= INFORMATION PROVIDED =
--------------------------------------------------
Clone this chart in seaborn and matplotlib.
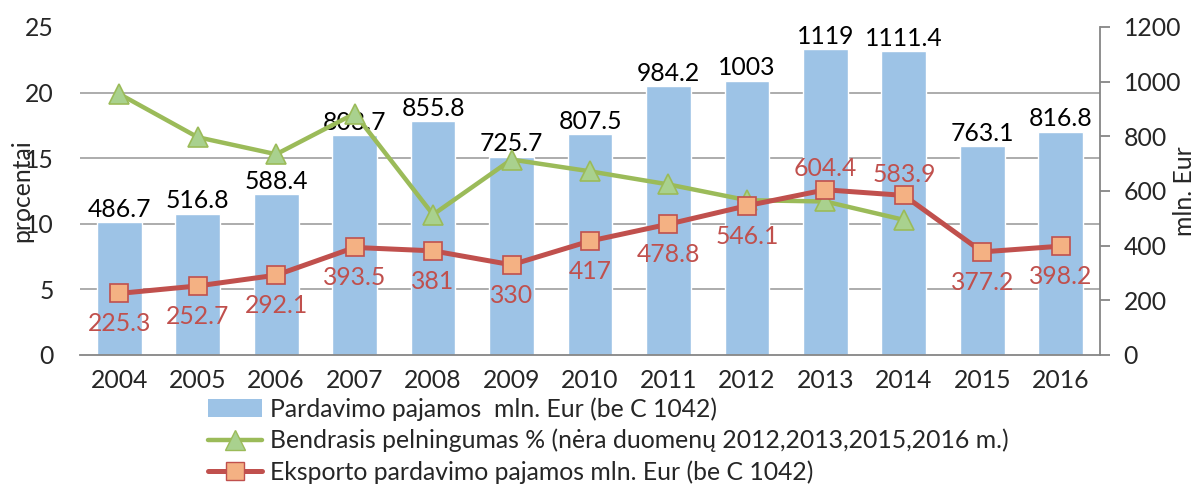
import numpy as np
import pandas as pd
import matplotlib
matplotlib.use('Agg')
import matplotlib.pyplot as plt
import seaborn as sns
from matplotlib.lines import Line2D
from matplotlib.patches import Patch

years = ['2004', '2005', '2006', '2007', '2008', '2009', '2010',
         '2011', '2012', '2013', '2014', '2015', '2016']
sales = [486.7, 516.8, 588.4, 803.7, 855.8, 725.7, 807.5,
         984.2, 1003, 1119, 1111.4, 763.1, 816.8]
profit = [19.9, 16.6, 15.3, 18.4, 10.7, 14.9, 14.0,
          13.0, 11.8, 11.7, 10.3, np.nan, np.nan]
export = [225.3, 252.7, 292.1, 393.5, 381, 330, 417,
          478.8, 546.1, 604.4, 583.9, 377.2, 398.2]

lbl_sales = 'Pardavimo pajamos  mln. Eur (be C 1042)'
lbl_profit = 'Bendrasis pelningumas % (nėra duomenų 2012,2013,2015,2016 m.)'
lbl_export = 'Eksporto pardavimo pajamos mln. Eur (be C 1042)'

df = pd.DataFrame({'year': years, 'sales': sales, 'profit': profit, 'export': export})
df['pos'] = np.arange(len(df))

sns.set_theme(style='white')
plt.rcParams['font.family'] = ['Lato', 'DejaVu Sans']
FS = 17.8

c_bar = '#9DC3E6'
c_green = '#9BBB59'
c_green_fill = '#A9D18E'
c_red = '#C0504D'
c_red_fill = '#F4B183'
c_grid = '#A6A6A6'

fig = plt.figure(figsize=(11.99, 4.87), dpi=100)
ax = fig.add_subplot(111)
fig.subplots_adjust(left=80/1199, right=1100/1199, top=1-27/487, bottom=1-355/487)

# bars (right scale, mln. Eur)
sns.barplot(data=df, x='year', y='sales', color=c_bar, saturation=1, width=0.57, ax=ax)
ax.set_ylim(0, 1200)
ax.set_xlim(-0.5, 12.5)
ax.bar_label(ax.containers[0], labels=[f'{v:g}' for v in sales], padding=1, fontsize=FS, color='black')

# green line (left scale, percent)
ax_pct = ax.twinx()
sns.lineplot(data=df, x='pos', y='profit', ax=ax_pct, color=c_green, lw=3.2,
             marker='^', markersize=14, markerfacecolor=c_green_fill, markeredgecolor=c_green,
             markeredgewidth=1.2)

# red line (right scale, export)
ax_red = ax.twinx()
sns.lineplot(data=df, x='pos', y='export', ax=ax_red, color=c_red, lw=3.6,
             marker='s', markersize=12.5, markerfacecolor=c_red_fill, markeredgecolor=c_red,
             markeredgewidth=1.2)
ax_red.set_ylim(0, 1200)
ax_red.set_axis_off()
ax_red.set_xlim(-0.5, 12.5)
for i, v in enumerate(export):
    above = years[i] in ('2013', '2014')
    ax_red.annotate(f'{v:g}', (i, v), xytext=(0, 15 if above else -22), textcoords='offset points',
                    ha='center', va='center', fontsize=FS, color=c_red)

# percent axis on the left
ax_pct.set_ylim(0, 25)
ax_pct.set_yticks(np.arange(0, 26, 5))
ax_pct.yaxis.tick_left()
ax_pct.yaxis.set_label_position('left')
ax_pct.tick_params(axis='y', length=0, labelsize=FS, pad=19)
ax_pct.set_ylabel('procentai', fontsize=FS)
ax_pct.yaxis.set_label_coords(-0.046, 0.5)
ax_pct.set_xlabel('')
for s in ax_pct.spines.values():
    s.set_visible(False)

# mln. Eur axis on the right, gridlines every 5 % (= 240 mln.)
ax.set_yticks(np.arange(0, 1201, 240), minor=True)
ax.yaxis.grid(True, which='minor', color=c_grid, lw=1.3)
ax.set_axisbelow(True)
ax.yaxis.tick_right()
ax.set_yticks(np.arange(0, 1201, 200))
ax.tick_params(axis='y', which='major', direction='out', length=7, width=1.3, color='#868686',
               labelsize=FS, pad=10)
ax.tick_params(axis='y', which='minor', length=0)
ax.tick_params(axis='x', length=0, labelsize=FS, pad=10)
ax.set_xlabel('')
ax.yaxis.set_label_position('right')
ax.set_ylabel('mln. Eur', fontsize=FS)
ax.yaxis.set_label_coords(1.072, 0.5)
for s in ['top', 'left']:
    ax.spines[s].set_visible(False)
for s in ['right', 'bottom']:
    ax.spines[s].set_color('#868686')
    ax.spines[s].set_linewidth(1.3)

handles = [
    Patch(facecolor=c_bar, edgecolor='none'),
    Line2D([], [], color=c_green, lw=3.2, marker='^', markersize=14,
           markerfacecolor=c_green_fill, markeredgecolor=c_green),
    Line2D([], [], color=c_red, lw=3.6, marker='s', markersize=12.5,
           markerfacecolor=c_red_fill, markeredgecolor=c_red),
]
fig.legend(handles, [lbl_sales, lbl_profit, lbl_export], loc='upper left',
           bbox_to_anchor=(208/1199, 1-397/487), frameon=False, fontsize=FS,
           handlelength=2.2, handletextpad=0.3, labelspacing=0.33,
           borderpad=0, borderaxespad=0)

fig.savefig('out.png', dpi=100)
--------------------------------------------------
= WHAT IS BEING ASKED =
Repeat the material exactly as it reads, without any of its pictures.

= RESPONSE TO THE EXERCISE =
Clone this chart in seaborn and matplotlib.
import numpy as np
import pandas as pd
import matplotlib
matplotlib.use('Agg')
import matplotlib.pyplot as plt
import seaborn as sns
from matplotlib.lines import Line2D
from matplotlib.patches import Patch

years = ['2004', '2005', '2006', '2007', '2008', '2009', '2010',
         '2011', '2012', '2013', '2014', '2015', '2016']
sales = [486.7, 516.8, 588.4, 803.7, 855.8, 725.7, 807.5,
         984.2, 1003, 1119, 1111.4, 763.1, 816.8]
profit = [19.9, 16.6, 15.3, 18.4, 10.7, 14.9, 14.0,
          13.0, 11.8, 11.7, 10.3, np.nan, np.nan]
export = [225.3, 252.7, 292.1, 393.5, 381, 330, 417,
          478.8, 546.1, 604.4, 583.9, 377.2, 398.2]

lbl_sales = 'Pardavimo pajamos  mln. Eur (be C 1042)'
lbl_profit = 'Bendrasis pelningumas % (nėra duomenų 2012,2013,2015,2016 m.)'
lbl_export = 'Eksporto pardavimo pajamos mln. Eur (be C 1042)'

df = pd.DataFrame({'year': years, 'sales': sales, 'profit': profit, 'export': export})
df['pos'] = np.arange(len(df))

sns.set_theme(style='white')
plt.rcParams['font.family'] = ['Lato', 'DejaVu Sans']
FS = 17.8

c_bar = '#9DC3E6'
c_green = '#9BBB59'
c_green_fill = '#A9D18E'
c_red = '#C0504D'
c_red_fill = '#F4B183'
c_grid = '#A6A6A6'

fig = plt.figure(figsize=(11.99, 4.87), dpi=100)
ax = fig.add_subplot(111)
fig.subplots_adjust(left=80/1199, right=1100/1199, top=1-27/487, bottom=1-355/487)

# bars (right scale, mln. Eur)
sns.barplot(data=df, x='year', y='sales', color=c_bar, saturation=1, width=0.57, ax=ax)
ax.set_ylim(0, 1200)
ax.set_xlim(-0.5, 12.5)
ax.bar_label(ax.containers[0], labels=[f'{v:g}' for v in sales], padding=1, fontsize=FS, color='black')

# green line (left scale, percent)
ax_pct = ax.twinx()
sns.lineplot(data=df, x='pos', y='profit', ax=ax_pct, color=c_green, lw=3.2,
             marker='^', markersize=14, markerfacecolor=c_green_fill, markeredgecolor=c_green,
             markeredgewidth=1.2)

# red line (right scale, export)
ax_red = ax.twinx()
sns.lineplot(data=df, x='pos', y='export', ax=ax_red, color=c_red, lw=3.6,
             marker='s', markersize=12.5, markerfacecolor=c_red_fill, markeredgecolor=c_red,
             markeredgewidth=1.2)
ax_red.set_ylim(0, 1200)
ax_red.set_axis_off()
ax_red.set_xlim(-0.5, 12.5)
for i, v in enumerate(export):
    above = years[i] in ('2013', '2014')
    ax_red.annotate(f'{v:g}', (i, v), xytext=(0, 15 if above else -22), textcoords='offset points',
                    ha='center', va='center', fontsize=FS, color=c_red)

# percent axis on the left
ax_pct.set_ylim(0, 25)
ax_pct.set_yticks(np.arange(0, 26, 5))
ax_pct.yaxis.tick_left()
ax_pct.yaxis.set_label_position('left')
ax_pct.tick_params(axis='y', length=0, labelsize=FS, pad=19)
ax_pct.set_ylabel('procentai', fontsize=FS)
ax_pct.yaxis.set_label_coords(-0.046, 0.5)
ax_pct.set_xlabel('')
for s in ax_pct.spines.values():
    s.set_visible(False)

# mln. Eur axis on the right, gridlines every 5 % (= 240 mln.)
ax.set_yticks(np.arange(0, 1201, 240), minor=True)
ax.yaxis.grid(True, which='minor', color=c_grid, lw=1.3)
ax.set_axisbelow(True)
ax.yaxis.tick_right()
ax.set_yticks(np.arange(0, 1201, 200))
ax.tick_params(axis='y', which='major', direction='out', length=7, width=1.3, color='#868686',
               labelsize=FS, pad=10)
ax.tick_params(axis='y', which='minor', length=0)
ax.tick_params(axis='x', length=0, labelsize=FS, pad=10)
ax.set_xlabel('')
ax.yaxis.set_label_position('right')
ax.set_ylabel('mln. Eur', fontsize=FS)
ax.yaxis.set_label_coords(1.072, 0.5)
for s in ['top', 'left']:
    ax.spines[s].set_visible(False)
for s in ['right', 'bottom']:
    ax.spines[s].set_color('#868686')
    ax.spines[s].set_linewidth(1.3)

handles = [
    Patch(facecolor=c_bar, edgecolor='none'),
    Line2D([], [], color=c_green, lw=3.2, marker='^', markersize=14,
           markerfacecolor=c_green_fill, markeredgecolor=c_green),
    Line2D([], [], color=c_red, lw=3.6, marker='s', markersize=12.5,
           markerfacecolor=c_red_fill, markeredgecolor=c_red),
]
fig.legend(handles, [lbl_sales, lbl_profit, lbl_export], loc='upper left',
           bbox_to_anchor=(208/1199, 1-397/487), frameon=False, fontsize=FS,
           handlelength=2.2, handletextpad=0.3, labelspacing=0.33,
           borderpad=0, borderaxespad=0)

fig.savefig('out.png', dpi=100)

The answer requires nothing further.